Erstens sind die Auswirkungen beider Krisen auf die internationalen Lieferketten noch deutlich zu spüren. Dies trifft auch die nötigen Komponenten und Anlagen für die Energiewende. Beispielsweise sind die Preise für Photovoltaik-Anlagen in den vergangenen Monaten gestiegen. Auch verweist die OECD auf Engpässe bei wichtigen Materialien und Komponenten. Demnach führt der Einfluss der Corona- als auch der Energiepreiskrise zu deutlichen Lieferschwierigkeiten und Preisanstiegen bei den zentralen technischen Bausteinen der Energiewende.

Zweitens haben wir es zwar mit einer Preisexplosion fossiler Energieträger zu tun, vor allem Erdgas. Allerdings katapultierte der Erdgaspreis über die Preisbildung an der Börse auch den Strompreis in ungeahnte Höhen. Dadurch wird zwar folgerichtig die Knappheit des Energieträgers Erdgas abgebildet und es handelte sich nicht um ein Marktversagen.

Der positive Nebeneffekt der Energiepreiskrise, fossile Energien im Vergleich zu klimafreundlichen Alternativen deutlich zu vergünstigen, wird dabei allerdings ad absurdum geführt. Denn die zentrale, zumindest potenziell, klimafreundliche Alternative ist Strom. Im Endeffekt ist durch die aktuelle Krise beispielsweise die direkte Eigenversorgung mit einer Photovoltaik-Anlage zwar attraktiver geworden - vorausgesetzt die nötigen Komponenten sind auch verfügbar.
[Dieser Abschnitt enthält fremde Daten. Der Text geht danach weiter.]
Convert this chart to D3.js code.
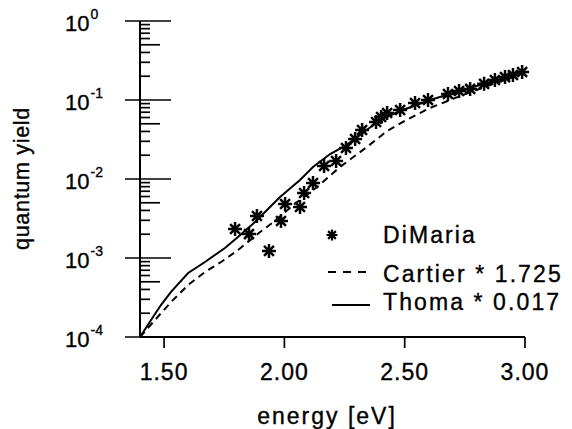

Der Anreiz im Sinne der Energiewende, für zusätzliche Anwendungen Strom zu beziehen, ist hingegen eher gesunken.

Investitionen bleiben aus

Drittens braucht es langfristig umfangreiche Investitionen in neue Anlagen und Prozesse, um die Energiewende umzusetzen. Dies gilt insbesondere für die in Deutschland stark vertretene Industrie. Wenn allerdings in Krisenzeiten die Produktionen runtergefahren werden müssen, kann auch kein Geld erwirtschaftet werden, um dieses wiederum in klimafreundliche Prozesse zu investieren.

In den vergangenen drei Jahren lag der jährliche krisenbedingte Wertschöpfungsverlust in Deutschland laut Berechnungen des IW zwischen 120 und 175 Milliarden Euro. Infolgedessen fehlen oftmals die finanziellen Mittel, um konsequent in die ökologische Transformation zu investieren. Dies trifft im besonderen Maße kleinere und mittlere Unternehmen, die harte Einschnitte weniger verkraften können.

Hier zeigt eine Umfrage des Bundesverbands der Deutschen Industrie (BDI) im industriellen Mittelstand, dass im Februar 2022 34 Prozent der Unternehmen aufgrund aktueller Preisentwicklungen planten, Investitionen in die ökologische Transformation zurückzustellen. Zum Zeitpunkt der bisher höchsten Gas- und Strompreise im August vergangenen Jahres stieg die Zahl auf 42 Prozent. Auch beispielsweise Stadtwerke und der öffentliche Nahverkehr sind von den hohen Energiekosten stark betroffen. Dadurch fehlen perspektivisch finanzielle Spielräume für neue Investitionen in klimafreundliche Technologien oder die Angebotsausweitung des öffentlichen Nahverkehrs.

Zusätzlicher Transformationsdruck

Sind die Krisen also gut für das Klima? Vielfach ist das nicht der Fall, im Gegenteil: Lieferengpässe verlangsamen den Ausbau erneuerbarer Energien, Wertschöpfungsverluste zehren an den Investitionsmitteln der Unternehmen und kontraproduktive Anreize, wie im Fall der Strompreise, bremsen die notwendige Energiewende in Deutschland aus.

Kurzfristig mag es in einigen Fällen Einsparungen geben, doch für nachhaltige Erfolge im Klimaschutz brauch es deutlich mehr. Allerdings sollte die Entwicklung der vergangenen Monate als Ansporn dienen: Die Krisen haben uns die Folgen einer starken Abhängigkeit vor Augen geführt und so die Aufmerksamkeit für die nötige Energiewende, sei es auf Seiten der Bürger, Politiker oder Unternehmen, erhöht. Die Transformation muss jetzt umso konsequenter vorangetrieben werden, denn Klimaschutz ist kein Selbstläufer.